The Temple of Artemis and Isa Bey Camii

We had a bus to catch at 9:00 am but I wanted to see a couple of things before we left Selcuk. Hanane wanted to sleep so I got to do some power walking and sight seeing at my own pace.

I wanted to see the temple of Artemis, or what was left of it. Antipator of Sedon, who put together the original list of seven wonders of the world wrote of it:

I have set eyes on the wall of lofty Babylon on which is a road for chariots, and the statue of Zeus by the Alpheus, and the hanging gardens, and the colossus of the Sun, and the huge labour of the high pyramids, and the vast tomb of Mausolus; but when I saw the house of Artemis that mounted to the clouds, those other marvels lost their brilliancy, and I said, “Lo, apart from Olympus, the Sun never looked on aught so grand”.

Alas, today the sight is far from the shining splendor he witnessed. Frankly, I find it amazing that this surpassed the pyramids, but then, maybe it was the essence of the place. As I gazed down upon it from near the Basilica of St. John, I could almost feel a pulsing of power coming from the place. I’ve always believed that certain places do have power, whether that comes from so many worshipping in one spot or whther it comes from before that, it’s really impossible to say, though I tend to favor the idea that places of power predate humans. If it sounds outlandish, just consider how many mosques are built on churches which were built on temples, which were built in those spots for some reason. One thing is certain, this area around Selcuk is litttered with places of worship and powerful religious figures. One of the earliest we know of was Artemis, the virginal goddess of the hunt and the moon.

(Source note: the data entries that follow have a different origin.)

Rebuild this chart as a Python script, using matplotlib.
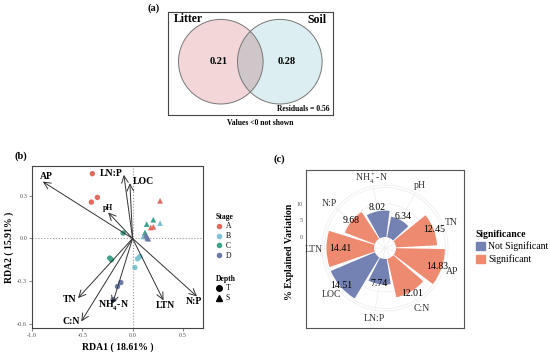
import numpy as np
import matplotlib.pyplot as plt
from matplotlib.patches import Circle, Patch
from matplotlib.lines import Line2D

plt.rcParams['font.family'] = ['Liberation Serif', 'DejaVu Serif']
plt.rcParams['mathtext.fontset'] = 'custom'
plt.rcParams['mathtext.rm'] = 'Liberation Serif'
plt.rcParams['mathtext.bf'] = 'Liberation Serif:bold'

W, H = 550, 358

# (a) variation partitioning
venn_names = ['Litter', 'Soil']
venn_values = [0.21, 0.28]
residuals = 0.56

# (b) RDA site scores
stage_names = ['A', 'B', 'C', 'D']
stage_colors = ['#E06B5E', '#7EC3D3', '#3FA28A', '#6C7AA6']
T_x = [[-0.40, -0.41, -0.35], [0.073, 0.05, 0.023], [-0.094, -0.227, -0.21], [-0.117, -0.15, -0.193]]
T_y = [[0.456, 0.256, 0.289], [-0.127, -0.143, -0.204], [0.038, -0.138, -0.15], [-0.31, -0.338, -0.43]]
S_x = [[0.273, 0.18, 0.206], [0.273, 0.106, 0.13], [0.206, 0.14, 0.123], [0.156, 0.133, 0.145]]
S_y = [[0.265, 0.077, 0.082], [0.108, 0.014, 0.03], [0.132, 0.101, 0.042], [-0.002, 0.021, 0.005]]

# RDA environmental arrows
env_names = ['AP', 'LN:P', 'LOC', 'pH', 'TN', 'C:N', r'NH$_\mathbf{4}^\mathbf{+}$-N', 'LTN', 'N:P']
env_x = [-0.893, -0.087, -0.027, -0.243, -0.543, -0.51, -0.20, 0.307, 0.64]
env_y = [0.40, 0.448, 0.39, 0.183, -0.42, -0.584, -0.46, -0.436, -0.408]
lab_x = [-0.86, -0.21, 0.107, -0.243, -0.627, -0.61, -0.193, 0.33, 0.607]
lab_y = [0.436, 0.46, 0.40, 0.213, -0.43, -0.584, -0.47, -0.47, -0.443]

# (c) explained variation
var_names = [r'NH$_4^+$-N', 'pH', 'TN', 'AP', 'C:N', 'LN:P', 'LOC', 'LTN', 'N:P']
var_values = [8.02, 6.34, 12.45, 14.83, 12.01, 7.74, 14.51, 14.41, 9.68]
var_sig = [False, False, True, True, True, False, False, True, True]
var_lab_r = [9.1, 7.75, 12.6, 13.5, 12.7, 7.7, 14.1, 10.3, 10.0]
sig_colors = {False: '#7482B3', True: '#EE8A70'}


def fr(x0, y0, x1, y1):
    return [x0 / W, 1 - y1 / H, (x1 - x0) / W, (y1 - y0) / H]


fig = plt.figure(figsize=(5.5, 3.58), dpi=100)

# ---------------- (a) ----------------
ax_a = fig.add_axes(fr(168, 12, 333, 115))
ax_a.set_xlim(0, 165)
ax_a.set_ylim(103, 0)
ax_a.set_xticks([])
ax_a.set_yticks([])
for s in ax_a.spines.values():
    s.set_color('#444444')
    s.set_linewidth(0.8)
c_left = Circle((52.8, 49.7), 42.3, facecolor='#F2D6D8', edgecolor='none')
c_right = Circle((111.8, 49.7), 42.3, facecolor='#DCEEF1', edgecolor='none')
ax_a.add_patch(c_left)
ax_a.add_patch(c_right)
ov = Circle((111.8, 49.7), 42.3, facecolor='#CEC6C8', edgecolor='none')
ax_a.add_patch(ov)
ov.set_clip_path(c_left)
for c in [(52.8, 49.7), (111.8, 49.7)]:
    ax_a.add_patch(Circle(c, 42.3, facecolor='none', edgecolor='#777777', lw=0.7))
ax_a.text(20, 7.5, venn_names[0], fontsize=8.5, fontweight='bold', ha='center', va='center')
ax_a.text(148.5, 8, venn_names[1], fontsize=8.5, fontweight='bold', ha='center', va='center')
ax_a.text(50.3, 49.7, f'{venn_values[0]:.2f}', fontsize=7.5, fontweight='bold', ha='center', va='center')
ax_a.text(118.7, 49.7, f'{venn_values[1]:.2f}', fontsize=7.5, fontweight='bold', ha='center', va='center')
ax_a.text(162, 97.3, f'Residuals = {residuals:.2f}', fontsize=5.5, fontweight='bold', ha='right', va='center')
fig.text(260 / W, 1 - 123 / H, 'Values <0 not shown', fontsize=5.5, fontweight='bold', ha='center', va='center')
fig.text(154 / W, 1 - 8.5 / H, '(a)', fontsize=7.5, fontweight='bold', ha='center', va='center')

# ---------------- (b) ----------------
ax_b = fig.add_axes(fr(32, 166, 203, 328))
ax_b.set_xlim(-1.0, 0.7)
ax_b.set_ylim(-0.63, 0.51)
ax_b.axhline(0, color='#9A9A9A', ls=':', lw=0.8, zorder=0)
ax_b.axvline(0, color='#9A9A9A', ls=':', lw=0.8, zorder=0)
for i in range(4):
    ax_b.scatter(T_x[i], T_y[i], s=15, marker='o', color=stage_colors[i], edgecolor='none', zorder=2)
    ax_b.scatter(S_x[i], S_y[i], s=17, marker='^', color=stage_colors[i], edgecolor='none', zorder=2)
for i in range(len(env_names)):
    ax_b.annotate('', xy=(env_x[i], env_y[i]), xytext=(0, 0),
                  arrowprops=dict(arrowstyle='->,head_length=0.5,head_width=0.24',
                                  color='#333333', lw=0.7, shrinkA=0, shrinkB=0), zorder=3)
    fs = 5.5 if env_names[i] == 'pH' else 7
    ax_b.text(lab_x[i], lab_y[i], env_names[i], fontsize=fs, fontweight='bold', ha='center', va='center', zorder=4)
ax_b.set_xticks([-1.0, -0.5, 0.0, 0.5])
ax_b.set_xticklabels(['-1.0', '-0.5', '0.0', '0.5'])
ax_b.set_yticks([-0.6, -0.3, 0.0, 0.3])
ax_b.set_yticklabels(['-0.6', '-0.3', '0.0', '0.3'])
ax_b.tick_params(labelsize=4.5, colors='#555555', length=2, width=0.5, pad=1.5)
for s in ax_b.spines.values():
    s.set_color('#444444')
    s.set_linewidth(0.8)
ax_b.set_xlabel('RDA1 ( 18.61% )', fontsize=7, fontweight='bold', labelpad=3)
ax_b.set_ylabel('RDA2 ( 15.91% )', fontsize=7, fontweight='bold', labelpad=2)
fig.text(21 / W, 1 - 156 / H, '(b)', fontsize=7.5, fontweight='bold', ha='center', va='center')

stage_handles = [Line2D([], [], marker='o', ls='', color=c, markersize=4, markeredgewidth=0)
                 for c in stage_colors]
leg1 = fig.legend(stage_handles, stage_names, title='Stage', loc='upper left',
                  bbox_to_anchor=(212 / W, 1 - 209 / H), frameon=False, fontsize=5.5,
                  title_fontproperties={'weight': 'bold', 'size': 5.5}, handlelength=0.8,
                  handletextpad=0.5, labelspacing=0.22, borderpad=0, alignment='left')
depth_handles = [Line2D([], [], marker='o', ls='', color='black', markersize=4),
                 Line2D([], [], marker='^', ls='', color='black', markersize=4)]
leg2 = fig.legend(depth_handles, ['T', 'S'], title='Depth', loc='upper left',
                  bbox_to_anchor=(212 / W, 1 - 271 / H), frameon=False, fontsize=5.5,
                  title_fontproperties={'weight': 'bold', 'size': 5.5}, handlelength=0.8,
                  handletextpad=0.5, labelspacing=0.22, borderpad=0, alignment='left')

# ---------------- (c) ----------------
ax_box = fig.add_axes(fr(305.7, 170, 464, 328))
ax_box.set_xticks([])
ax_box.set_yticks([])
for s in ax_box.spines.values():
    s.set_color('#555555')
    s.set_linewidth(0.8)

cx, cy, R = 385, 248, 63
rmin, rmax = -3.33, 15.76
ax_p = fig.add_axes(fr(cx - R, cy - R, cx + R, cy + R), projection='polar')
ax_p.set_theta_zero_location('N')
ax_p.set_theta_direction(-1)
step = 2 * np.pi / len(var_names)
theta = (np.deg2rad(-11) + step * np.arange(len(var_names))) % (2 * np.pi)
ax_p.bar(theta, var_values, width=step * 0.9, bottom=0,
         color=[sig_colors[s] for s in var_sig], edgecolor='none', zorder=2)
ax_p.set_xticks(theta)
ax_p.set_xticklabels([])
ax_p.set_yticks([5, 10, 15])
ax_p.set_yticklabels([])
ax_p.set_xlim(0, 2 * np.pi)
ax_p.set_ylim(rmin, rmax)
ax_p.grid(color='#EFEFEF', lw=0.6)
ax_p.spines['polar'].set_color('#EFEFEF')
ax_p.spines['polar'].set_linewidth(0.6)
ax_p.patch.set_alpha(0)
ax_p.tick_params(length=0)
for t, v, lr, n in zip(theta, var_values, var_lab_r, var_names):
    ax_p.text(t, lr, f'{v:.2f}', fontsize=7, ha='center', va='center', zorder=3)
    ax_p.text(t, 18.2, n, fontsize=7, ha='center', va='center', color='#333333', clip_on=False)

for v in [0, 5, 10]:
    ypx = cy - (v - rmin) / (rmax - rmin) * R
    fig.text(303 / W, 1 - ypx / H, str(v), fontsize=4.5, color='#555555', ha='right', va='center')
fig.text(290 / W, 1 - 252 / H, '% Explained Variation', fontsize=7, fontweight='bold',
         rotation=90, ha='center', va='center')
fig.text(279 / W, 1 - 159 / H, '(c)', fontsize=7.5, fontweight='bold', ha='center', va='center')

sig_handles = [Patch(color=sig_colors[False]), Patch(color=sig_colors[True])]
fig.legend(sig_handles, ['Not Significant', 'Significant'], title='Significance', loc='upper left',
           bbox_to_anchor=(471 / W, 1 - 225 / H), frameon=False, fontsize=7,
           title_fontproperties={'weight': 'bold', 'size': 7}, handlelength=0.9, handleheight=0.9,
           handletextpad=0.4, labelspacing=0.3, borderpad=0, alignment='left')

fig.savefig('out.png', dpi=100)
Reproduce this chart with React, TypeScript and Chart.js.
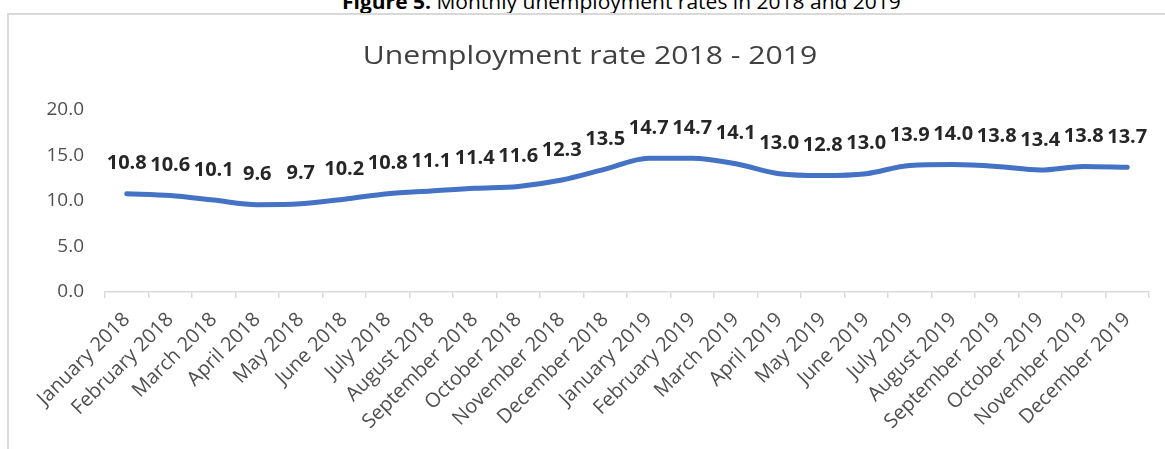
import React, { useEffect, useRef } from "react";
import { Chart, registerables } from "chart.js";

Chart.register(...registerables);

const categories: string[] = [
  "January 2018", "February 2018", "March 2018", "April 2018", "May 2018", "June 2018",
  "July 2018", "August 2018", "September 2018", "October 2018", "November 2018", "December 2018",
  "January 2019", "February 2019", "March 2019", "April 2019", "May 2019", "June 2019",
  "July 2019", "August 2019", "September 2019", "October 2019", "November 2019", "December 2019",
];

const unemploymentRate: number[] = [
  10.8, 10.6, 10.1, 9.6, 9.7, 10.2, 10.8, 11.1, 11.4, 11.6, 12.3, 13.5,
  14.7, 14.7, 14.1, 13.0, 12.8, 13.0, 13.9, 14.0, 13.8, 13.4, 13.8, 13.7,
];

const yTickValues: number[] = [0, 5, 10, 15, 20];

const chartTitle = "Unemployment rate 2018 - 2019";
const captionBold = "Figure 5.";
const captionText = " Monthly unemployment rates in 2018 and 2019";

const FONT = "'Open Sans', Lato, sans-serif";

const titlePlugin = {
  id: "customTitle",
  afterDraw(chart: any) {
    const ctx = chart.ctx;
    ctx.save();
    ctx.font = `26px ${FONT}`;
    ctx.fillStyle = "#404040";
    ctx.textAlign = "center";
    ctx.textBaseline = "alphabetic";
    ctx.translate(590, 64);
    ctx.scale(1.16, 1);
    ctx.fillText(chartTitle, 0, 0);
    ctx.restore();
  },
};

const dataLabelPlugin = {
  id: "dataLabels",
  afterDatasetsDraw(chart: any) {
    const ctx = chart.ctx;
    const meta = chart.getDatasetMeta(0);
    const data = chart.data.datasets[0].data as number[];
    ctx.save();
    ctx.font = `bold 20px ${FONT}`;
    ctx.fillStyle = "#262626";
    ctx.textAlign = "center";
    ctx.textBaseline = "middle";
    meta.data.forEach((pt: any, i: number) => {
      ctx.fillText(data[i].toFixed(1), pt.x, pt.y - 30);
    });
    ctx.restore();
  },
};

export default function App() {
  const canvasRef = useRef<HTMLCanvasElement | null>(null);

  useEffect(() => {
    document.body.style.margin = "0";
    const canvas = canvasRef.current;
    if (!canvas) return;
    const chart = new Chart(canvas, {
      type: "line",
      data: {
        labels: categories,
        datasets: [
          {
            data: unemploymentRate,
            borderColor: "#4472C4",
            backgroundColor: "#4472C4",
            borderWidth: 5,
            borderCapStyle: "round",
            borderJoinStyle: "round",
            pointRadius: 0,
            tension: 0.3,
            cubicInterpolationMode: "monotone",
            fill: false,
          },
        ],
      },
      options: {
        animation: false,
        responsive: false,
        maintainAspectRatio: false,
        layout: { padding: { top: 110, right: 16, left: 0, bottom: 0 } },
        plugins: {
          legend: { display: false },
          title: { display: false },
          tooltip: { enabled: false },
        },
        scales: {
          x: {
            type: "category",
            offset: true,
            afterFit: (scale: any) => {
              scale.height = 157;
            },
            grid: {
              display: true,
              offset: true,
              drawOnChartArea: false,
              drawTicks: true,
              tickLength: 6,
              color: "#d9d9d9",
              lineWidth: 1.5,
            },
            border: { display: true, color: "#d9d9d9", width: 1.5 },
            ticks: {
              autoSkip: false,
              maxRotation: 45,
              minRotation: 45,
              padding: 10,
              color: "#505050",
              font: { family: FONT, size: 20 },
            },
          },
          y: {
            min: 0,
            max: 20,
            afterFit: (scale: any) => {
              scale.width = 105;
            },
            afterBuildTicks: (scale: any) => {
              scale.ticks = yTickValues.map((v) => ({ value: v }));
            },
            grid: { display: false, drawTicks: false },
            border: { display: false },
            ticks: {
              padding: 21,
              color: "#505050",
              font: { family: FONT, size: 19 },
              callback: (v: any) => Number(v).toFixed(1),
            },
          },
        },
      },
      plugins: [titlePlugin, dataLabelPlugin],
    });
    return () => chart.destroy();
  }, []);

  return (
    <div style={{ position: "relative", width: 1165, height: 449, overflow: "hidden", background: "#fff" }}>
      <div
        style={{
          position: "absolute",
          top: -8,
          left: 342,
          fontFamily: FONT,
          fontSize: 20,
          lineHeight: "20px",
          color: "#000",
          whiteSpace: "nowrap",
          transform: "scaleX(1.05)",
          transformOrigin: "left top",
        }}
      >
        <b>{captionBold}</b>
        {captionText}
      </div>
      <div
        style={{
          position: "absolute",
          left: 7,
          top: 13,
          width: 1200,
          height: 500,
          borderTop: "2px solid #d9d9d9",
          borderLeft: "2px solid #d9d9d9",
          boxSizing: "border-box",
        }}
      />
      <canvas
        ref={canvasRef}
        width={1165}
        height={449}
        style={{ position: "absolute", left: 0, top: 0, width: 1165, height: 449 }}
      />
    </div>
  );
}
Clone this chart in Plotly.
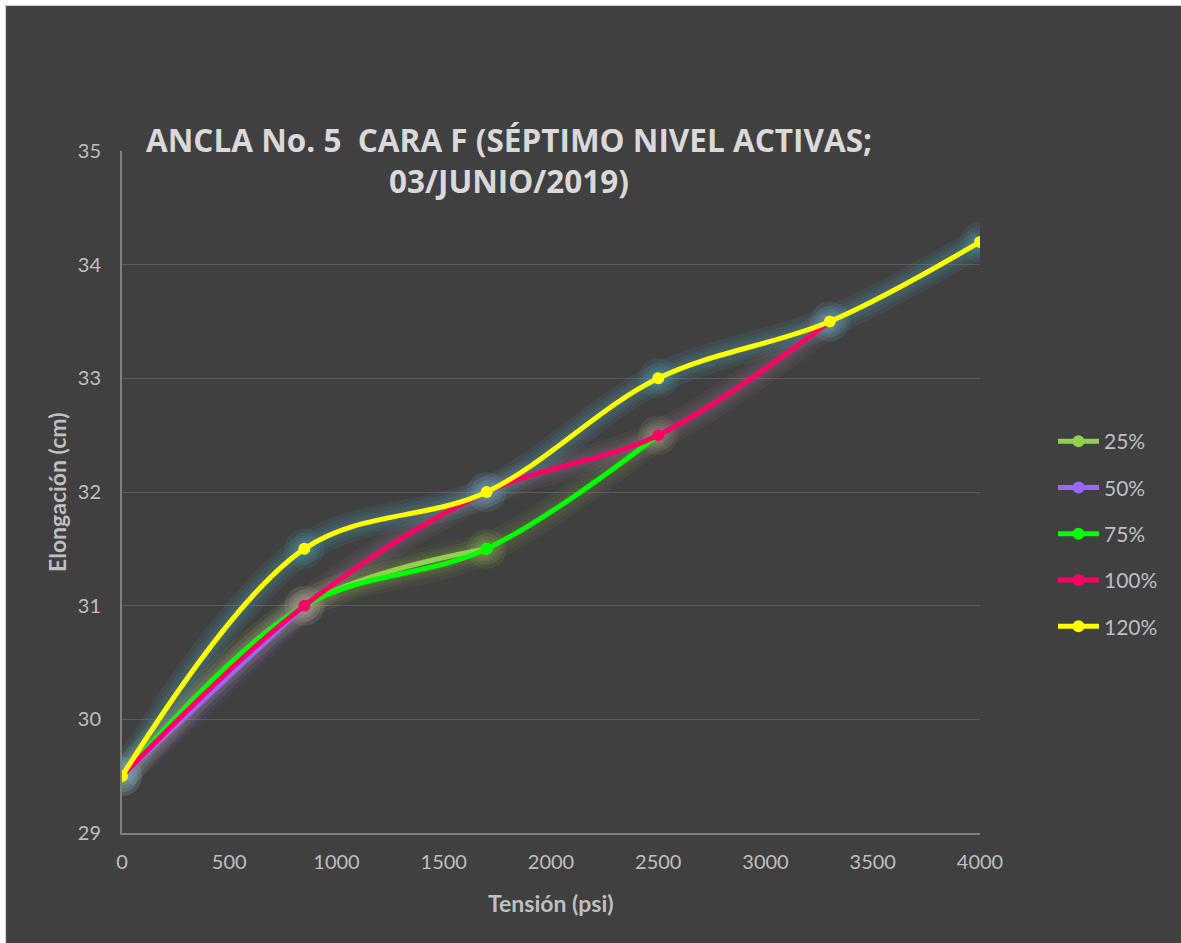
import plotly.graph_objects as go

# ---- data ----
tension = [0, 850, 1700, 2500, 3300, 4000]
series_names = ["25%", "50%", "75%", "100%", "120%"]
elong_25 = [29.5, 31.0, 31.5]
elong_50 = [29.5, 31.0]
elong_75 = [29.5, 31.0, 31.5, 32.5]
elong_100 = [29.5, 31.0, 32.0, 32.5, 33.5]
elong_120 = [29.5, 31.5, 32.0, 33.0, 33.5, 34.2]
x_ticks = [0, 500, 1000, 1500, 2000, 2500, 3000, 3500, 4000]
y_ticks = [29, 30, 31, 32, 33, 34, 35]

colors = ["#92D050", "#9966FF", "#00FF00", "#FF0066", "#FFFF00"]
glow_rgb = ["146,208,80", "153,102,255", "150,190,90", "210,150,180", "75,172,198"]
glow_alpha = [0.055, 0.055, 0.06, 0.06, 0.09]
values = [elong_25, elong_50, elong_75, elong_100, elong_120]

# figure placed at page offset (5, 5)
OX, OY = 5, 5
W, H = 1176, 938
L, R, T, B = 122 - OX, W - (980 - OX), 151 - OY, H - (833 - OY)
PW, PH = W - L - R, H - T - B


def px_x(p):
    return (p - OX - L) / PW


def px_y(p):
    return (H - B - (p - OY)) / PH


fig = go.Figure()

# soft glow underlays (layered translucent strokes)
for vals, rgb, a in zip(values, glow_rgb, glow_alpha):
    xs = tension[:len(vals)]
    for w in (30, 22, 15, 9):
        col = f"rgba({rgb},{a})"
        fig.add_trace(go.Scatter(
            x=xs, y=vals, mode="lines+markers", showlegend=False, hoverinfo="skip",
            line=dict(color=col, width=w, shape="spline", smoothing=1.0),
            marker=dict(color=col, size=w + 10),
        ))

# main series
for name, vals, c in zip(series_names, values, colors):
    xs = tension[:len(vals)]
    fig.add_trace(go.Scatter(
        x=xs, y=vals, mode="lines+markers", name=name, legendgroup=name,
        line=dict(color=c, width=5, shape="spline", smoothing=1.0),
        marker=dict(color=c, size=12),
    ))

font_family = "Lato, 'Open Sans', sans-serif"
tick_color = "#BFBFBF"

fig.update_layout(
    width=W, height=H,
    paper_bgcolor="#404040",
    plot_bgcolor="rgba(0,0,0,0)",
    margin=dict(l=L, r=R, t=T, b=B),
    showlegend=True,
    legend=dict(
        x=px_x(1053), xref="paper", y=px_y(534), yanchor="middle", xanchor="left",
        font=dict(family=font_family, size=21, color=tick_color),
        bgcolor="rgba(0,0,0,0)", tracegroupgap=16, itemwidth=41,
    ),
    font=dict(family=font_family, color=tick_color),
    shapes=[
        dict(type="line", xref="paper", yref="paper", layer="above",
             x0=px_x(OX + 0.5), x1=px_x(OX + W), y0=px_y(OY + 0.5), y1=px_y(OY + 0.5),
             line=dict(color="#D0D0D0", width=1.2)),
        dict(type="line", xref="paper", yref="paper", layer="above",
             x0=px_x(OX + 0.5), x1=px_x(OX + 0.5), y0=px_y(OY + 0.5), y1=px_y(OY + H),
             line=dict(color="#D0D0D0", width=1.2)),
    ],
    annotations=[
        dict(text="<b>ANCLA No. 5  CARA F (SÉPTIMO NIVEL ACTIVAS;<br>03/JUNIO/2019)</b>",
             xref="paper", yref="paper", x=px_x(509), y=px_y(116),
             xanchor="center", yanchor="top", showarrow=False,
             font=dict(family="'Open Sans', Lato, sans-serif", size=31.5, color="#D9D9D9")),
        dict(text="<b>Tensión (psi)</b>", xref="paper", yref="paper",
             x=0.5, y=px_y(903), xanchor="center", yanchor="middle",
             showarrow=False, font=dict(family=font_family, size=23, color=tick_color)),
        dict(text="<b>Elongación (cm)</b>", xref="paper", yref="paper",
             x=px_x(57), y=0.5, xanchor="center", yanchor="middle", textangle=-90,
             showarrow=False, font=dict(family=font_family, size=23, color=tick_color)),
    ],
)

fig.update_xaxes(
    range=[0, 4000], tickvals=x_ticks, ticktext=[str(v) for v in x_ticks],
    showgrid=False, zeroline=False, showline=True, linecolor="#7F7F7F", linewidth=2,
    ticks="", ticklabelstandoff=10,
    tickfont=dict(family=font_family, size=20, color=tick_color),
)
fig.update_yaxes(
    range=[29, 35], tickvals=y_ticks, ticktext=[str(v) for v in y_ticks],
    showgrid=True, gridcolor="#5A5A5A", gridwidth=1, zeroline=False,
    showline=True, linecolor="#7F7F7F", linewidth=2,
    ticks="", ticklabelstandoff=15,
    tickfont=dict(family=font_family, size=20, color=tick_color),
)

fig.write_html(
    "out.html",
    post_script="document.body.style.margin='5px 0 0 5px';document.body.style.overflow='hidden';",
)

The Temple of Artemis was completed around 550 BC and now 2500+ years later just one column and some foundation stones remain. Archeologists have found remains of previous temples there that date back as far as the Bronze Age. The Greeks said the temple was originally constructed by Amazons, though this version was destroyed about 700 BC by a huge flood. In 550 BC the Cretans began reconstruction which took about 120 years to complete. The temple was made completely of marble It was a temple which was all about women and archeologists say that Artemis was simply a Greek reinterpretation of fertility Goddess worship which took place there long before the temple was built. The temple was run by a high priestess and plenty of vestal virgins along with female slaves.
Selcuk, Temple of Artemis, Ephesus, Turkey
So, how was this marble monumental structure destroyed? Arsons and Christians. First, a madman seeking fame burned the temple in 356 BC. It’s said that Alexander the Great was born on this night. The Temple was rebuilt after his death. Later the Christians came and they didn’t want any trace of this glorious wonder to remain, though they failed at pulling it apart completely. It’s said in the Christian bible that St. John prayed in the temple and caused half of it to fall. Much of the Basilica of St. John was built with materials pulled from the Temple of Artemis.

I walked around the site though it was closed. It’s remains were small, but perhaps I felt something. Certainly I felt energized.
Isa bey Mosque Cadii Selcuk
From there I walked to the Isa Bey Mosque. Mostly I was intrigued by the unique hammams next to the mosque. They were fenced and I was unable to get inside or even as close as I wanted to.
selcuk isa bey hammam
A far better description than I can give of the mosque which was built in 1374 exists at . and a detailed description of the Isa Bey Hammam at Ayasoluk at the Austrian Archeological Institute’s website.

I would have enjoyed spending more time wandering around Selcuk but we had a bus to catch. Hanane had been dying to bathe in radioactive mud since she found out we were coming to Turkey and that was where we were heading next.

4 thoughts on “The Temple of Artemis and Isa Bey Camii”

  1. I just found your blog. I don’t know how I could have missed it before. It’s fantastic! Just followed you on Twitter as well, it seems you had fond me first. The pleasure is all mine.

  2. The temple of Artemis is a true tragedy. When you see artist renderings of what it once looked like, you feel such a great lost for what it has become now. Two partial columns and scattered foundation stones hardly do the Temple justice.
    Did you make it to Efes as well?

    1. We did go to Efes also. I don’t know, the temple of Artemis almost feels more noble than the better preserved sites and maybe it’s state of gone-ness will keep it from being ruined by too much restoration.